Hacker News new | ask | show | jobs
by daniele_dll 1374 days ago
(I am the main author of cachegrand) I definitely agree, that's why cachegrand puts the focus on functionalities like an on-disk db, which will also be a timeseries db, active-active replication and support for webassembly.

In terms of "just performance", Redis can easily chew 200k GET RPS on an average low-core count VM, even if an application does 10 Redis queries per request in average it would still take 20k requests to saturate it, if we leave 15% of marging for peak traffic / issues / surprises / etc, it would still take an application handling 17.5k RPS which is an HUGE amount if we think that this would require easily between 50 and 100 machines beefy machines!

I think the biggest limitation nowadays is instead the cost of using "only" memory for the cache and having to use a bunch of different systems to process your data.

Try to imagine what you would be able to do if cachegrand would ingest your stream as kafka-compatible server, run your webassembly compiled script and/or run your ML/AI models (leveraging webassembly) and then let push data to other databases / systems and/or let you access your processed data via the Redis / Memcache / GraphQL interface!

And on top of this, imagine that all these modules (Kafka, Redis, Memcache, GraphQL, etc.) can leverage a network bypass and a nvme bypass to perform super fast I/O.

It's a lot of stuff, but that's my long term goal / vision.

Of course to achieve all of this, you need a blazing fast and very flexible base!

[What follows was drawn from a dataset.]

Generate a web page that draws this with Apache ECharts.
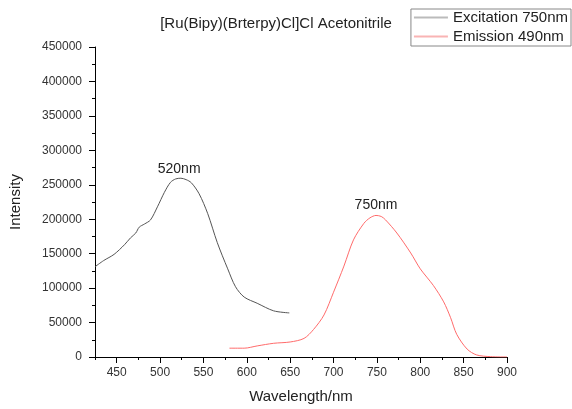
<!DOCTYPE html>
<html>
<head>
<meta charset="utf-8">
<script src="https://cdn.jsdelivr.net/npm/echarts@6/dist/echarts.min.js"></script>
<style>
  html, body { margin: 0; padding: 0; background: #fff; }
  #chart { width: 572px; height: 409px; }
</style>
</head>
<body>
<div id="chart"></div>
<script>
// excitation scan (monitored at 750nm)
const excWave = [425, 435, 447, 459, 466, 472, 476, 482, 489, 497, 505, 512, 518, 524, 530, 536, 545, 555, 566, 578, 587, 597, 612, 631, 649];
const excInt = [131000, 140000, 149000, 163000, 173000, 180000, 188500, 193000, 199000, 218000, 239000, 253500, 258500, 259500, 257500, 253000, 237000, 208000, 166000, 128000, 102000, 87000, 78000, 67000, 64000];
// emission scan (excited at 490nm)
const emWave = [580, 597, 612, 631, 650, 666, 677, 689, 700, 712, 723, 735, 742, 749, 755, 760, 773, 789, 800, 815, 827, 835, 842, 854, 865, 881, 900];
const emInt = [12800, 12800, 16100, 19900, 21800, 27000, 40000, 61000, 94000, 132000, 170000, 194000, 202000, 205500, 204000, 199000, 180000, 151000, 128000, 104000, 80000, 57000, 33000, 11500, 3000, 500, 0];
const seriesNames = ['Excitation 750nm', 'Emission 490nm'];
const peakLabels = ['520nm', '750nm'];
const xMajorTicks = [450, 500, 550, 600, 650, 700, 750, 800, 850, 900];
const xMinorTicks = [425, 475, 525, 575, 625, 675, 725, 775, 825, 875];

const font = 'Liberation Sans, Arial, sans-serif';
const chart = echarts.init(document.getElementById('chart'));

const option = {
  animation: false,
  backgroundColor: '#fff',
  title: {
    text: '[Ru(Bipy)(Brterpy)Cl]Cl Acetonitrile',
    left: 271, top: 11, textAlign: 'center',
    textStyle: { fontFamily: font, fontSize: 15, fontWeight: 'normal', color: '#222' }
  },
  legend: {
    right: 1, top: 9,
    orient: 'vertical',
    itemWidth: 34, itemHeight: 2, itemGap: 4,
    padding: [1, 3, 2, 3],
    borderColor: '#888', borderWidth: 1,
    icon: 'rect',
    textStyle: { fontFamily: font, fontSize: 15, color: '#222' },
    data: [
      { name: seriesNames[0], itemStyle: { color: '#bbb' }, lineStyle: { color: '#bbb' } },
      { name: seriesNames[1], itemStyle: { color: '#f9b4b4' }, lineStyle: { color: '#f9b4b4' } }
    ]
  },
  grid: { left: 93, right: 65, top: 47, bottom: 46 },
  xAxis: [
    {
      type: 'value', min: 425, max: 900,
      name: 'Wavelength/nm', nameLocation: 'middle', nameGap: 32,
      nameTextStyle: { fontFamily: font, fontSize: 15, color: '#222' },
      axisLine: { lineStyle: { color: '#000', width: 1 } },
      axisTick: { length: 6, customValues: xMajorTicks, lineStyle: { color: '#000' } },
      axisLabel: { margin: 10, customValues: xMajorTicks, fontFamily: font, fontSize: 12, color: '#333' },
      splitLine: { show: false }
    },
    {
      type: 'value', min: 425, max: 900, position: 'bottom',
      axisLine: { show: false },
      axisTick: { length: 3, customValues: xMinorTicks, lineStyle: { color: '#000' } },
      axisLabel: { show: false },
      splitLine: { show: false }
    }
  ],
  yAxis: {
    type: 'value', min: 0, max: 450000, interval: 50000,
    name: 'Intensity', nameLocation: 'middle', nameGap: 72, nameRotate: 90,
    nameTextStyle: { fontFamily: font, fontSize: 15, color: '#222' },
    axisLine: { show: true, lineStyle: { color: '#000', width: 1 } },
    axisTick: { show: true, length: 6, lineStyle: { color: '#000' } },
    minorTick: { show: true, splitNumber: 2, length: 3, lineStyle: { color: '#000' } },
    axisLabel: { margin: 13, fontFamily: font, fontSize: 12, color: '#333', formatter: v => String(v) },
    splitLine: { show: false }
  },
  series: [
    {
      name: seriesNames[0], type: 'line', xAxisIndex: 0,
      data: excWave.map((w, i) => [w, excInt[i]]),
      smooth: 0.3, showSymbol: false,
      lineStyle: { color: '#555', width: 1 },
      itemStyle: { color: '#bbb' },
      markPoint: {
        symbol: 'circle', symbolSize: 0,
        label: { show: true, position: 'top', distance: 2, formatter: peakLabels[0], fontFamily: font, fontSize: 14, color: '#222' },
        data: [{ coord: [522, 259500] }]
      }
    },
    {
      name: seriesNames[1], type: 'line', xAxisIndex: 0,
      data: emWave.map((w, i) => [w, emInt[i]]),
      smooth: 0.3, showSymbol: false,
      lineStyle: { color: '#ff6b6b', width: 1 },
      itemStyle: { color: '#f9b4b4' },
      markPoint: {
        symbol: 'circle', symbolSize: 0,
        label: { show: true, position: 'top', distance: 3, formatter: peakLabels[1], fontFamily: font, fontSize: 14, color: '#222' },
        data: [{ coord: [749, 205500] }]
      }
    }
  ]
};
chart.setOption(option);
</script>
</body>
</html>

We are currently focusing on the Redis support because needs many different bits and pieces and would allows us to have people starting to use cachegrand which is a key to understand if the grand plan makes sense :)

1 comments

I roughly agree that get throughput is not generally a bottleneck, but

> 17.5k RPS which is an HUGE amount if we think that this would require easily between 50 and 100 machines beefy machines!

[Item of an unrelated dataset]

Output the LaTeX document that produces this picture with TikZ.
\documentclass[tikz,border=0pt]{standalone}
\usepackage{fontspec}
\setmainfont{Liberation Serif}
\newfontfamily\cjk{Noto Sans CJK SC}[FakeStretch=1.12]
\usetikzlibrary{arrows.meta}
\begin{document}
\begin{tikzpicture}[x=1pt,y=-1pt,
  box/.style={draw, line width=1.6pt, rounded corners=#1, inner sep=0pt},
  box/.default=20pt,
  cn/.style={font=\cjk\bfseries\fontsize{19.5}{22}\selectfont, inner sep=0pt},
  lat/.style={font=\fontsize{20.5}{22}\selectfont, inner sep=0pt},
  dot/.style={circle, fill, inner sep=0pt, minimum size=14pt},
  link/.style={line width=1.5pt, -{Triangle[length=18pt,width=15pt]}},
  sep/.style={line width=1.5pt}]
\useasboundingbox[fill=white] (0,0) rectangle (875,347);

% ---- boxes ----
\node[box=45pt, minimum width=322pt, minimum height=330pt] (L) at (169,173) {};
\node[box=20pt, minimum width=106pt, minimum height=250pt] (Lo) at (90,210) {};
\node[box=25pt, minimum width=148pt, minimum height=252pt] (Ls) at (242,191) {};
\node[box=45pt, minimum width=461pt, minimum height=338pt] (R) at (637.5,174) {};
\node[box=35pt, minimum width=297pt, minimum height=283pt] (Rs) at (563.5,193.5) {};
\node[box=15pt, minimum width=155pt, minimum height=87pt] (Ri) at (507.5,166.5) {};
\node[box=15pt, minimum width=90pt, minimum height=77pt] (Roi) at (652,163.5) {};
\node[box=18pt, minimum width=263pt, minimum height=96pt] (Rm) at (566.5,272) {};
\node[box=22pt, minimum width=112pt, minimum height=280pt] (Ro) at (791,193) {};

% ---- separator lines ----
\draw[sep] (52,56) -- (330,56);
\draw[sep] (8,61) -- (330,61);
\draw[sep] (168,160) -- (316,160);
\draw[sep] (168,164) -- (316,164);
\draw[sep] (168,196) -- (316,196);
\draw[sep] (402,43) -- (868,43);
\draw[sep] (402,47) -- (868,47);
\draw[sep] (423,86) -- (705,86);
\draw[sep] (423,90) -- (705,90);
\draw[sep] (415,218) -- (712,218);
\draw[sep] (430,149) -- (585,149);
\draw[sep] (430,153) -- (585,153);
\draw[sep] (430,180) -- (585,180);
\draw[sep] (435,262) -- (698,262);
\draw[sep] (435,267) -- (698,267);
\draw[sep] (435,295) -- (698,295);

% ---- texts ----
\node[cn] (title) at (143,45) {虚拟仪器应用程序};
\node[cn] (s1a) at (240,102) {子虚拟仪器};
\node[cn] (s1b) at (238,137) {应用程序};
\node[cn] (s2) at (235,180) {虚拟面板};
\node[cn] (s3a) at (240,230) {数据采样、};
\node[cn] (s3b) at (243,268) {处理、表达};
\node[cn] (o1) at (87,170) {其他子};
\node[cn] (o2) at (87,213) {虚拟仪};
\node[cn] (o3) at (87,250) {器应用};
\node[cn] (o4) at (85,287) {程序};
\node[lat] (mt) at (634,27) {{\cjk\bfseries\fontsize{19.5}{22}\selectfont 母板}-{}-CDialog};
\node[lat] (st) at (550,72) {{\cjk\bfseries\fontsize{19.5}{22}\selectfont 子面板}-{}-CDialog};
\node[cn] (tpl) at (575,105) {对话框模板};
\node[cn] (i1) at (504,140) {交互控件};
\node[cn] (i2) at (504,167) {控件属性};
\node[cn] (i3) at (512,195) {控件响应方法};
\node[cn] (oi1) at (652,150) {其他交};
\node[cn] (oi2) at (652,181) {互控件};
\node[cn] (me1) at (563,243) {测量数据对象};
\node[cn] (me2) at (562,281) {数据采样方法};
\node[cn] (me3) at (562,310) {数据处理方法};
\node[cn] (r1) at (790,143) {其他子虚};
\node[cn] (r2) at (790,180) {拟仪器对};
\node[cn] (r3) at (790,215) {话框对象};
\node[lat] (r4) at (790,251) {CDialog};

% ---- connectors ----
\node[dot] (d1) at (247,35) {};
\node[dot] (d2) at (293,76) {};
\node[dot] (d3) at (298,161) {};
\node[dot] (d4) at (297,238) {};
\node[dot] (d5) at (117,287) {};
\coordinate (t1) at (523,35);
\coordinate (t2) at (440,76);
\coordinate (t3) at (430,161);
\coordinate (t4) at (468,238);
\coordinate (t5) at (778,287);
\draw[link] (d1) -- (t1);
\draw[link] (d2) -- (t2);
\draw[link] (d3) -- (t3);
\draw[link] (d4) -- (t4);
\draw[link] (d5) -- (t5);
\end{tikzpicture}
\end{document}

Maybe we have different definitions of beefy, but in terms of HTTP, we serve 2-4x this on less than half that.

If I might ask, as I guess from your comments you are using Redis or a compatible platform, which are your numbers? Specifically I am referring to number of servers / vms for Redis, total core count, total memory available, total memory usage.

Thanks!

I don't understand this comment in relation to your previous one at all, then.

You said:

Redis can easily chew 200k GET RPS on an average low-core count VM, even if an application does 10 Redis queries per request in average it would still take 20k requests to saturate it... which is an HUGE amount if we think that this would require easily between 50 and 100 machines beefy machines!

Which says you estimate 50-100 machines to saturate one "low-core count VM" Redis. But now you say you meant 50-100 machines for Redis servers?

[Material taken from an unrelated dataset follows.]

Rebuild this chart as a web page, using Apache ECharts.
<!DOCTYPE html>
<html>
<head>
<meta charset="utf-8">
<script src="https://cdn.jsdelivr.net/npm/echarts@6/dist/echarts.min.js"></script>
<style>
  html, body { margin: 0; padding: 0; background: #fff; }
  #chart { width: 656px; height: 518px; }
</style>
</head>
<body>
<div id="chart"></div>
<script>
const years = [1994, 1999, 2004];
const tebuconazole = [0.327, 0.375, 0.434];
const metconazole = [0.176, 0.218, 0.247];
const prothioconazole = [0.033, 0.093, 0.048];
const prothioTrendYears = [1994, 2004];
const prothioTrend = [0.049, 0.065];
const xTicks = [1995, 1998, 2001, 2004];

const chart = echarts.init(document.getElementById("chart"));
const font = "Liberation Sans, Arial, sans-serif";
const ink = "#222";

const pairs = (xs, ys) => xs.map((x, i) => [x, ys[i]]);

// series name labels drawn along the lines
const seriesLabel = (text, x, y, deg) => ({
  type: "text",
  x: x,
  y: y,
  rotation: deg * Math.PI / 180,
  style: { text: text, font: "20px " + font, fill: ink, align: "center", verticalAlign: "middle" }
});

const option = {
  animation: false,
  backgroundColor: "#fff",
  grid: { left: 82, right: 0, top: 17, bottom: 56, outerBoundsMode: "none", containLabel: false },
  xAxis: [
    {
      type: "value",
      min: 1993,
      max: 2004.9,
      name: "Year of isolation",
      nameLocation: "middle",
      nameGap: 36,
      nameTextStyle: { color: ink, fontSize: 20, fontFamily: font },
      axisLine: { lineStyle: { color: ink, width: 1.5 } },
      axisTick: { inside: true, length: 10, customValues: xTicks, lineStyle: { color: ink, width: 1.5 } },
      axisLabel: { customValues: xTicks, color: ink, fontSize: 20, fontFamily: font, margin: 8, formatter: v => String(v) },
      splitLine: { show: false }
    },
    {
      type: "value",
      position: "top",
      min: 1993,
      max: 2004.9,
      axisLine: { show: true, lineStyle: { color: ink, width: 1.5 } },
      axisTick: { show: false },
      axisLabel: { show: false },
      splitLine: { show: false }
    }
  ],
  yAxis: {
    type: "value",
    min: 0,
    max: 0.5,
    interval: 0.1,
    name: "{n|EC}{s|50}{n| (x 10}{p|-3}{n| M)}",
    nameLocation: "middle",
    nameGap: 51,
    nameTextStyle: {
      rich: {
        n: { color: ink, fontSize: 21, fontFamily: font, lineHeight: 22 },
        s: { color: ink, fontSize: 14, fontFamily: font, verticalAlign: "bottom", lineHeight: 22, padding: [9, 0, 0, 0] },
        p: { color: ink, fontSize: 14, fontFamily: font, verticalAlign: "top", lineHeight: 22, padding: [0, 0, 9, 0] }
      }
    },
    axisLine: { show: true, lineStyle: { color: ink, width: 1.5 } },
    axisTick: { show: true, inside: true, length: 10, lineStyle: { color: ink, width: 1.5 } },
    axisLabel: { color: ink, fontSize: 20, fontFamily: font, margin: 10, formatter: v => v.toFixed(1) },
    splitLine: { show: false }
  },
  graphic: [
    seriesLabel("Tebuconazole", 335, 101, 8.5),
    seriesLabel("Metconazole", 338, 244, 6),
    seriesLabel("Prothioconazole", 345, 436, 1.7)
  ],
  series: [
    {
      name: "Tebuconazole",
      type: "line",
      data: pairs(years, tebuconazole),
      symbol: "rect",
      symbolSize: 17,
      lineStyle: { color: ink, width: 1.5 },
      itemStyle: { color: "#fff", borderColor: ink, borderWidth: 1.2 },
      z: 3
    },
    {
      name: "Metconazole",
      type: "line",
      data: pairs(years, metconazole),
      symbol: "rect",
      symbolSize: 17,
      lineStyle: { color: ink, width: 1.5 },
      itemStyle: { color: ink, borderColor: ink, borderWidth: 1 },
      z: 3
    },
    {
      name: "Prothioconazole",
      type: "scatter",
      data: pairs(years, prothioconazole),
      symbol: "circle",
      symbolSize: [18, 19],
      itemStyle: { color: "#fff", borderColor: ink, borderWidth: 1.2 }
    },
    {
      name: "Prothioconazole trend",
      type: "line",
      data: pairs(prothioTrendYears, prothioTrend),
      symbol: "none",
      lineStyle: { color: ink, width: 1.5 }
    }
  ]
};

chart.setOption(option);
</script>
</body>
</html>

We run about 20 machines, perhaps the equivalent of 10 "beefy machines", to handle a ~50k/sec request load (with substantially higher peaks). We have less than 100 servers total, most of which are doing asynchronous data processing and not directly in the request pipeline. Our data storage architecture is not really comparable to redis in terms of request load as it's insert/upsert-dominated but the total size is 5-10TB.

Let me answer and then give you some background for my question.

> Which says you estimate 50-100 machines to saturate one "low-core count VM" Redis. But now you say you meant 50-100 machines for Redis servers?

No, I was referring to machines running business logic functionalities using Redis as part of their processing pipeline.

Said that, the reason for which I was asking for some numbers was to figure out if my expectation of "very often you need more room for the data than better performance" was making sense.

Because cachegrand will be able to store data on disk and to handle stream writes as well allowing to leverage the time series db, once fully implemented, it will able to cover a number of different needs. This combined with the ability to run Webassembly means that you will also be able to run whatever you want directly in place and data will not have to go out and in from multiple systems to be processing making the pipelines much faster and cheaper to run.

Of course it doesn't take 1 day, especially because I am working on cachegrand during my free time (e.g. At night or over the weekends).